**Records supplied**
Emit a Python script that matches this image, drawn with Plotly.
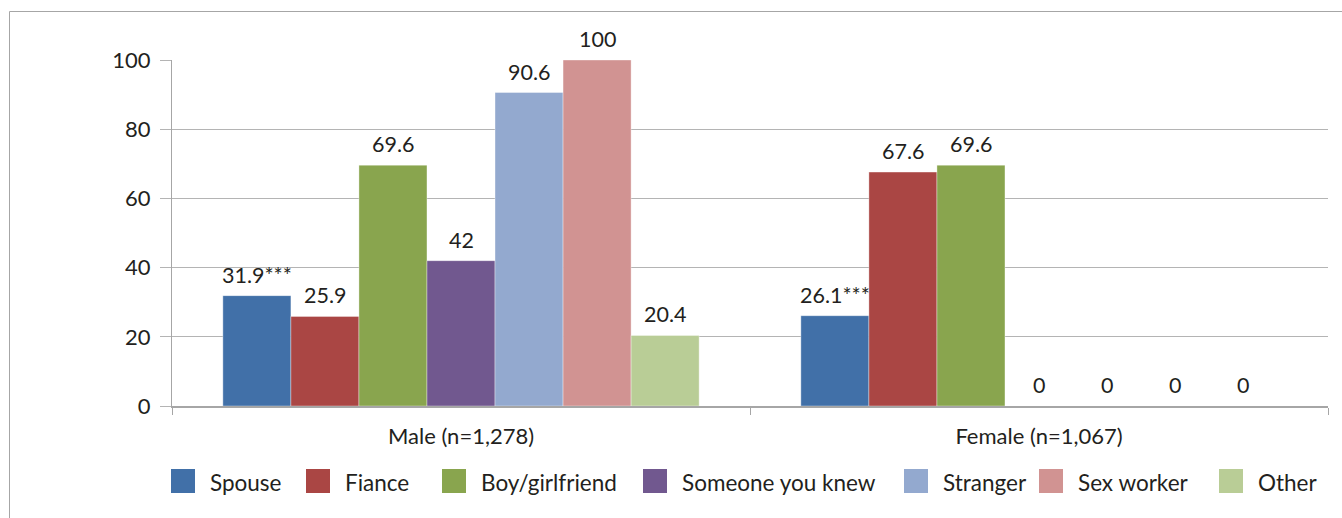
import plotly.graph_objects as go

# Data: share of respondents by type of partner
groups = ["Male (n=1,278)", "Female (n=1,067)"]
series = ["Spouse", "Fiance", "Boy/girlfriend", "Someone you knew",
          "Stranger", "Sex worker", "Other"]
male_values = [31.9, 25.9, 69.6, 42, 90.6, 100, 20.4]
female_values = [26.1, 67.6, 69.6, 0, 0, 0, 0]
male_labels = ["31.9***", "25.9", "69.6", "42", "90.6", "100", "20.4"]
female_labels = ["26.1***", "67.6", "69.6", "0", "0", "0", "0"]
y_ticks = [0, 20, 40, 60, 80, 100]

colors = ["#4170A8", "#AA4644", "#89A54E", "#71588F",
          "#93A9CF", "#D19392", "#B9CD96"]

FONT = "Lato"
TEXT = "#231f20"
GRID = "#b4b4b4"
BARGAP = 0.176

fig = go.Figure()
n = len(series)
w = (1 - BARGAP) / n
for i, name in enumerate(series):
    vals = [male_values[i], female_values[i]]
    fig.add_trace(go.Bar(
        name=name, x=groups, y=vals,
        marker=dict(color=colors[i], line=dict(color="rgba(255,255,255,0.6)", width=0.6)),
        showlegend=False, hoverinfo="skip",
    ))
    # value labels above each bar
    for g, (v, lab) in enumerate(zip(vals, [male_labels[i], female_labels[i]])):
        fig.add_annotation(
            x=g + (i - (n - 1) / 2) * w, y=v, xref="x", yref="y",
            text=lab, showarrow=False, yanchor="bottom", yshift=6,
            font=dict(family=FONT, size=21.5, color=TEXT),
        )

# hand-built legend row with large square swatches
legend_sq_x = [171, 306, 442, 643, 904, 1039, 1219]
W, H = 1342, 518
L, R, T, B = 172, 14, 60, 112
pw, ph = W - L - R, H - T - B


def px(x):
    return (x - L) / pw


def py(y):
    return (H - B - y) / ph


for i, name in enumerate(series):
    x0 = legend_sq_x[i]
    fig.add_shape(type="rect", xref="paper", yref="paper",
                  x0=px(x0), x1=px(x0 + 24), y0=py(493), y1=py(469),
                  fillcolor=colors[i], line=dict(width=0))
    fig.add_annotation(xref="paper", yref="paper", x=px(x0 + 37), y=py(482),
                       xanchor="left", yanchor="middle", showarrow=False,
                       text=name, font=dict(family=FONT, size=22.5, color=TEXT))

# outer frame (only its top and left edges fall inside the view)
fig.add_shape(type="rect", xref="paper", yref="paper",
              x0=px(9.5), x1=px(1360), y0=py(540), y1=py(11.5),
              line=dict(color="#a6a6a6", width=1), fillcolor="rgba(0,0,0,0)",
              layer="below")

fig.update_layout(
    width=W, height=H,
    margin=dict(l=L, r=R, t=T, b=B),
    paper_bgcolor="white", plot_bgcolor="white",
    barmode="group", bargap=BARGAP, bargroupgap=0,
    font=dict(family=FONT, size=21, color=TEXT),
    showlegend=False,
    xaxis=dict(
        type="category", showgrid=False,
        showline=True, linecolor="#a6a6a6", linewidth=2,
        ticks="outside", tickson="boundaries", ticklen=7,
        tickcolor="#a6a6a6", tickwidth=1, ticklabelstandoff=10,
        tickfont=dict(family=FONT, size=22, color=TEXT),
    ),
    yaxis=dict(
        range=[0, 100], tickvals=y_ticks, showgrid=True,
        gridcolor=GRID, gridwidth=1, zeroline=False,
        showline=True, linecolor="#a6a6a6", linewidth=1,
        ticks="outside", ticklen=11, tickcolor=GRID, tickwidth=1,
        ticklabelstandoff=5,
        tickfont=dict(family=FONT, size=22, color=TEXT),
    ),
)

fig.write_html("out.html")
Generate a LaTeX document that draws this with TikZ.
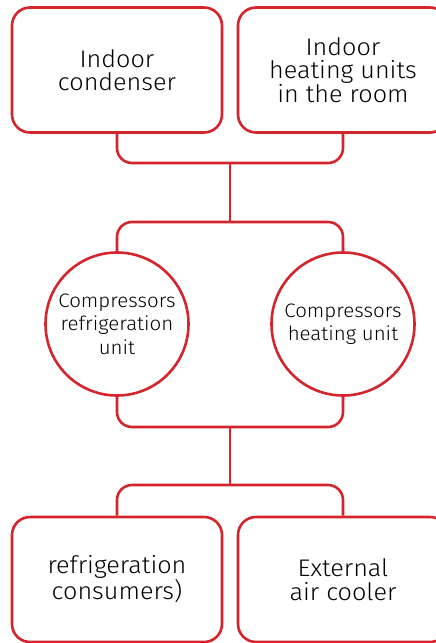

**What this task involves**
Pictures in the data above should not be copied; transcribe everything else exactly.

**Full solution**
Emit a Python script that matches this image, drawn with Plotly.
import plotly.graph_objects as go

# Data: share of respondents by type of partner
groups = ["Male (n=1,278)", "Female (n=1,067)"]
series = ["Spouse", "Fiance", "Boy/girlfriend", "Someone you knew",
          "Stranger", "Sex worker", "Other"]
male_values = [31.9, 25.9, 69.6, 42, 90.6, 100, 20.4]
female_values = [26.1, 67.6, 69.6, 0, 0, 0, 0]
male_labels = ["31.9***", "25.9", "69.6", "42", "90.6", "100", "20.4"]
female_labels = ["26.1***", "67.6", "69.6", "0", "0", "0", "0"]
y_ticks = [0, 20, 40, 60, 80, 100]

colors = ["#4170A8", "#AA4644", "#89A54E", "#71588F",
          "#93A9CF", "#D19392", "#B9CD96"]

FONT = "Lato"
TEXT = "#231f20"
GRID = "#b4b4b4"
BARGAP = 0.176

fig = go.Figure()
n = len(series)
w = (1 - BARGAP) / n
for i, name in enumerate(series):
    vals = [male_values[i], female_values[i]]
    fig.add_trace(go.Bar(
        name=name, x=groups, y=vals,
        marker=dict(color=colors[i], line=dict(color="rgba(255,255,255,0.6)", width=0.6)),
        showlegend=False, hoverinfo="skip",
    ))
    # value labels above each bar
    for g, (v, lab) in enumerate(zip(vals, [male_labels[i], female_labels[i]])):
        fig.add_annotation(
            x=g + (i - (n - 1) / 2) * w, y=v, xref="x", yref="y",
            text=lab, showarrow=False, yanchor="bottom", yshift=6,
            font=dict(family=FONT, size=21.5, color=TEXT),
        )

# hand-built legend row with large square swatches
legend_sq_x = [171, 306, 442, 643, 904, 1039, 1219]
W, H = 1342, 518
L, R, T, B = 172, 14, 60, 112
pw, ph = W - L - R, H - T - B


def px(x):
    return (x - L) / pw


def py(y):
    return (H - B - y) / ph


for i, name in enumerate(series):
    x0 = legend_sq_x[i]
    fig.add_shape(type="rect", xref="paper", yref="paper",
                  x0=px(x0), x1=px(x0 + 24), y0=py(493), y1=py(469),
                  fillcolor=colors[i], line=dict(width=0))
    fig.add_annotation(xref="paper", yref="paper", x=px(x0 + 37), y=py(482),
                       xanchor="left", yanchor="middle", showarrow=False,
                       text=name, font=dict(family=FONT, size=22.5, color=TEXT))

# outer frame (only its top and left edges fall inside the view)
fig.add_shape(type="rect", xref="paper", yref="paper",
              x0=px(9.5), x1=px(1360), y0=py(540), y1=py(11.5),
              line=dict(color="#a6a6a6", width=1), fillcolor="rgba(0,0,0,0)",
              layer="below")

fig.update_layout(
    width=W, height=H,
    margin=dict(l=L, r=R, t=T, b=B),
    paper_bgcolor="white", plot_bgcolor="white",
    barmode="group", bargap=BARGAP, bargroupgap=0,
    font=dict(family=FONT, size=21, color=TEXT),
    showlegend=False,
    xaxis=dict(
        type="category", showgrid=False,
        showline=True, linecolor="#a6a6a6", linewidth=2,
        ticks="outside", tickson="boundaries", ticklen=7,
        tickcolor="#a6a6a6", tickwidth=1, ticklabelstandoff=10,
        tickfont=dict(family=FONT, size=22, color=TEXT),
    ),
    yaxis=dict(
        range=[0, 100], tickvals=y_ticks, showgrid=True,
        gridcolor=GRID, gridwidth=1, zeroline=False,
        showline=True, linecolor="#a6a6a6", linewidth=1,
        ticks="outside", ticklen=11, tickcolor=GRID, tickwidth=1,
        ticklabelstandoff=5,
        tickfont=dict(family=FONT, size=22, color=TEXT),
    ),
)

fig.write_html("out.html")
Generate a LaTeX document that draws this with TikZ.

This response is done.